(Instructions to follow): Write out the listing, please, but only from its first line through the line containing "const points = fieldGauss.map((v, i)", exactly as given and without pictures.

(Given information):
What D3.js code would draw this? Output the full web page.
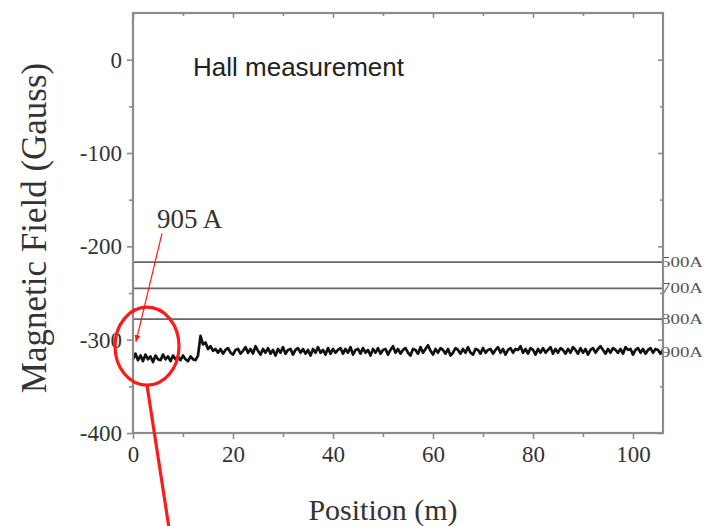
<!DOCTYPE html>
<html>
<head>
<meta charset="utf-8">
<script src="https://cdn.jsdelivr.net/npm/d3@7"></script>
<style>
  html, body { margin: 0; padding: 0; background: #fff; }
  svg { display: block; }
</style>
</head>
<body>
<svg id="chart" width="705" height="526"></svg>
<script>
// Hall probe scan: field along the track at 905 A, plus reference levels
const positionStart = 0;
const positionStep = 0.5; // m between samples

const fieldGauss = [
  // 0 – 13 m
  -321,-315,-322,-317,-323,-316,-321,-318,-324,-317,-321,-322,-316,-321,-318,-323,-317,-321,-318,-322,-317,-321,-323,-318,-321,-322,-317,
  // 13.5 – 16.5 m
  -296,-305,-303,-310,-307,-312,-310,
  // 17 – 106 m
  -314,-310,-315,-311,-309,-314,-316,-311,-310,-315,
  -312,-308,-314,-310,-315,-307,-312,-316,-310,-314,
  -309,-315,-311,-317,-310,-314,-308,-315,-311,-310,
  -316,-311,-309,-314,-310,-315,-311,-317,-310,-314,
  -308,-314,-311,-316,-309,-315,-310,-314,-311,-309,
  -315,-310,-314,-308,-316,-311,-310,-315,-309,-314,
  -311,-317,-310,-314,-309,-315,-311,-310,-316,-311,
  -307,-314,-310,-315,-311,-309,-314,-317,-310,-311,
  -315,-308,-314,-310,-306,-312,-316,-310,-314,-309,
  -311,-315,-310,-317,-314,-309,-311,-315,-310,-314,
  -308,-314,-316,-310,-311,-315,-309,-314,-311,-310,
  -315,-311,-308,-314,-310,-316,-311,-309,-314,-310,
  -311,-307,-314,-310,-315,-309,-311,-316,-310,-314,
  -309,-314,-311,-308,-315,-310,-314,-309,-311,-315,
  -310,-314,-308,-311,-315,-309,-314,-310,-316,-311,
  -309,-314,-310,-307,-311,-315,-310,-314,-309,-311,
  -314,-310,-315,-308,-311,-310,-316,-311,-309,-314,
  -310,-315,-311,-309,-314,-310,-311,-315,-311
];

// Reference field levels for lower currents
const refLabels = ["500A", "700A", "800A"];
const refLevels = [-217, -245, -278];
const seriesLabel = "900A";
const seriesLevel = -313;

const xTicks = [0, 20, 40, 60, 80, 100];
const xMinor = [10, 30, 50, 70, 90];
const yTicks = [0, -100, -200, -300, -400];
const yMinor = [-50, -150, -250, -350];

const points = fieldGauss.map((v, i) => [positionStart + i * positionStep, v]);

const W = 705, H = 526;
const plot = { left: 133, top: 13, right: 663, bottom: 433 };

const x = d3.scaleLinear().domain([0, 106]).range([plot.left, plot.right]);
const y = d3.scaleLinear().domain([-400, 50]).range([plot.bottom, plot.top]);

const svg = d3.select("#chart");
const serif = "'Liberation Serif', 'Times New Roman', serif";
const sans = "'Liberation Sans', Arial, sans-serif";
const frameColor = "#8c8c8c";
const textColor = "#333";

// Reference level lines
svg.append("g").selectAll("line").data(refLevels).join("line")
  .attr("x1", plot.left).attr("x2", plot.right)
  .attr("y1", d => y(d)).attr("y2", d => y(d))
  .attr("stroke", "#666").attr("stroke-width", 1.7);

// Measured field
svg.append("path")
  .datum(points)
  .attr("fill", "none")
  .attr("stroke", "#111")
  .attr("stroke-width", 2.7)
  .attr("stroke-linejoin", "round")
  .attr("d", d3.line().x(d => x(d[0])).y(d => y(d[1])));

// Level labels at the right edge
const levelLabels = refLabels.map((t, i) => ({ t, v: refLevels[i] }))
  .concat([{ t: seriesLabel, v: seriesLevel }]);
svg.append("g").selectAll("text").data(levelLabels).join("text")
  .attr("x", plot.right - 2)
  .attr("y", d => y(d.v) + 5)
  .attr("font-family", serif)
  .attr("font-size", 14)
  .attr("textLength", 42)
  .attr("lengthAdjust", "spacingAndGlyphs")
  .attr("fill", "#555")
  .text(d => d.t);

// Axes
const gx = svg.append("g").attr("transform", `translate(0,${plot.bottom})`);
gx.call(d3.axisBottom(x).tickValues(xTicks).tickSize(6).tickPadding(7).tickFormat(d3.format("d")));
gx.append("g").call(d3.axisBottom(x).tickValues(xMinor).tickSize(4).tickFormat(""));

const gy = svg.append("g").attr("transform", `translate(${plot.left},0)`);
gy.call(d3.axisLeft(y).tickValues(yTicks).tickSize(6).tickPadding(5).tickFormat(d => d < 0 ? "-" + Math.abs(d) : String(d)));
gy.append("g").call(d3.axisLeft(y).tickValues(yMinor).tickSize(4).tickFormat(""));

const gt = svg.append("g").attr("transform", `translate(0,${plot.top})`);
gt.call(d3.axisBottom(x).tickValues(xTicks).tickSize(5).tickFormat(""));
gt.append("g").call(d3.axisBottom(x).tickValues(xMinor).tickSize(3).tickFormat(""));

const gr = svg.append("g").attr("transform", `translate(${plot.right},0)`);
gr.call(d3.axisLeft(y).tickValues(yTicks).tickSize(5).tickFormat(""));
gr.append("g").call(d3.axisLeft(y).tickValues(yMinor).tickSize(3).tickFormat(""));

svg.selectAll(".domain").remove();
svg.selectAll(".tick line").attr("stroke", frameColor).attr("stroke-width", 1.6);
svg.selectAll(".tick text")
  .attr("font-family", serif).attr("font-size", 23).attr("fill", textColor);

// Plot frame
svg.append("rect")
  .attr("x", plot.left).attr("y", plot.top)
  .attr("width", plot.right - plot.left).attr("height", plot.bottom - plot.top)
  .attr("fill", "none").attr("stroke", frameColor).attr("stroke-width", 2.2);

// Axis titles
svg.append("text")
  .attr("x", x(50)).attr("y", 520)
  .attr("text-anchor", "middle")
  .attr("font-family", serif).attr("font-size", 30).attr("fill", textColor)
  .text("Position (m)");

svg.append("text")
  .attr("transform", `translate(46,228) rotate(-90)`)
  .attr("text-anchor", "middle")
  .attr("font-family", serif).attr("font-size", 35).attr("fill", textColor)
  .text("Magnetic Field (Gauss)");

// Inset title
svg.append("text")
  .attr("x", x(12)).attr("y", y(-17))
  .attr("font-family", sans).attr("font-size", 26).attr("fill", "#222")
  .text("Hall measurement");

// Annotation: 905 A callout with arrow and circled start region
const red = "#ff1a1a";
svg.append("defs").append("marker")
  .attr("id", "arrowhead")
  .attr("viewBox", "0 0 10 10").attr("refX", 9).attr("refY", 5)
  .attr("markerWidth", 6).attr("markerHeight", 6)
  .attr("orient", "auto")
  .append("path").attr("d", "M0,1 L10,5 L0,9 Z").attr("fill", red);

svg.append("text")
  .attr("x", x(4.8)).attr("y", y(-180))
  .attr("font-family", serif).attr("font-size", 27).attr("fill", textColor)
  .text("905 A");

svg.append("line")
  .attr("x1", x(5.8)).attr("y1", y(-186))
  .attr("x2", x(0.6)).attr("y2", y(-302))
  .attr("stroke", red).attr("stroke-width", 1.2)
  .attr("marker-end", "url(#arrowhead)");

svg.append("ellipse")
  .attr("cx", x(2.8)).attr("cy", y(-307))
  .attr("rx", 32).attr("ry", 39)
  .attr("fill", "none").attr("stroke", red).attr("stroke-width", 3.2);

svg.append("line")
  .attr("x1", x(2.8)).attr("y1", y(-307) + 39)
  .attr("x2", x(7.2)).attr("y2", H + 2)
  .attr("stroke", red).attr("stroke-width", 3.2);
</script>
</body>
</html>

(Task response):
What D3.js code would draw this? Output the full web page.
<!DOCTYPE html>
<html>
<head>
<meta charset="utf-8">
<script src="https://cdn.jsdelivr.net/npm/d3@7"></script>
<style>
  html, body { margin: 0; padding: 0; background: #fff; }
  svg { display: block; }
</style>
</head>
<body>
<svg id="chart" width="705" height="526"></svg>
<script>
// Hall probe scan: field along the track at 905 A, plus reference levels
const positionStart = 0;
const positionStep = 0.5; // m between samples

const fieldGauss = [
  // 0 – 13 m
  -321,-315,-322,-317,-323,-316,-321,-318,-324,-317,-321,-322,-316,-321,-318,-323,-317,-321,-318,-322,-317,-321,-323,-318,-321,-322,-317,
  // 13.5 – 16.5 m
  -296,-305,-303,-310,-307,-312,-310,
  // 17 – 106 m
  -314,-310,-315,-311,-309,-314,-316,-311,-310,-315,
  -312,-308,-314,-310,-315,-307,-312,-316,-310,-314,
  -309,-315,-311,-317,-310,-314,-308,-315,-311,-310,
  -316,-311,-309,-314,-310,-315,-311,-317,-310,-314,
  -308,-314,-311,-316,-309,-315,-310,-314,-311,-309,
  -315,-310,-314,-308,-316,-311,-310,-315,-309,-314,
  -311,-317,-310,-314,-309,-315,-311,-310,-316,-311,
  -307,-314,-310,-315,-311,-309,-314,-317,-310,-311,
  -315,-308,-314,-310,-306,-312,-316,-310,-314,-309,
  -311,-315,-310,-317,-314,-309,-311,-315,-310,-314,
  -308,-314,-316,-310,-311,-315,-309,-314,-311,-310,
  -315,-311,-308,-314,-310,-316,-311,-309,-314,-310,
  -311,-307,-314,-310,-315,-309,-311,-316,-310,-314,
  -309,-314,-311,-308,-315,-310,-314,-309,-311,-315,
  -310,-314,-308,-311,-315,-309,-314,-310,-316,-311,
  -309,-314,-310,-307,-311,-315,-310,-314,-309,-311,
  -314,-310,-315,-308,-311,-310,-316,-311,-309,-314,
  -310,-315,-311,-309,-314,-310,-311,-315,-311
];

// Reference field levels for lower currents
const refLabels = ["500A", "700A", "800A"];
const refLevels = [-217, -245, -278];
const seriesLabel = "900A";
const seriesLevel = -313;

const xTicks = [0, 20, 40, 60, 80, 100];
const xMinor = [10, 30, 50, 70, 90];
const yTicks = [0, -100, -200, -300, -400];
const yMinor = [-50, -150, -250, -350];

const points = fieldGauss.map((v, i) => [positionStart + i * positionStep, v]);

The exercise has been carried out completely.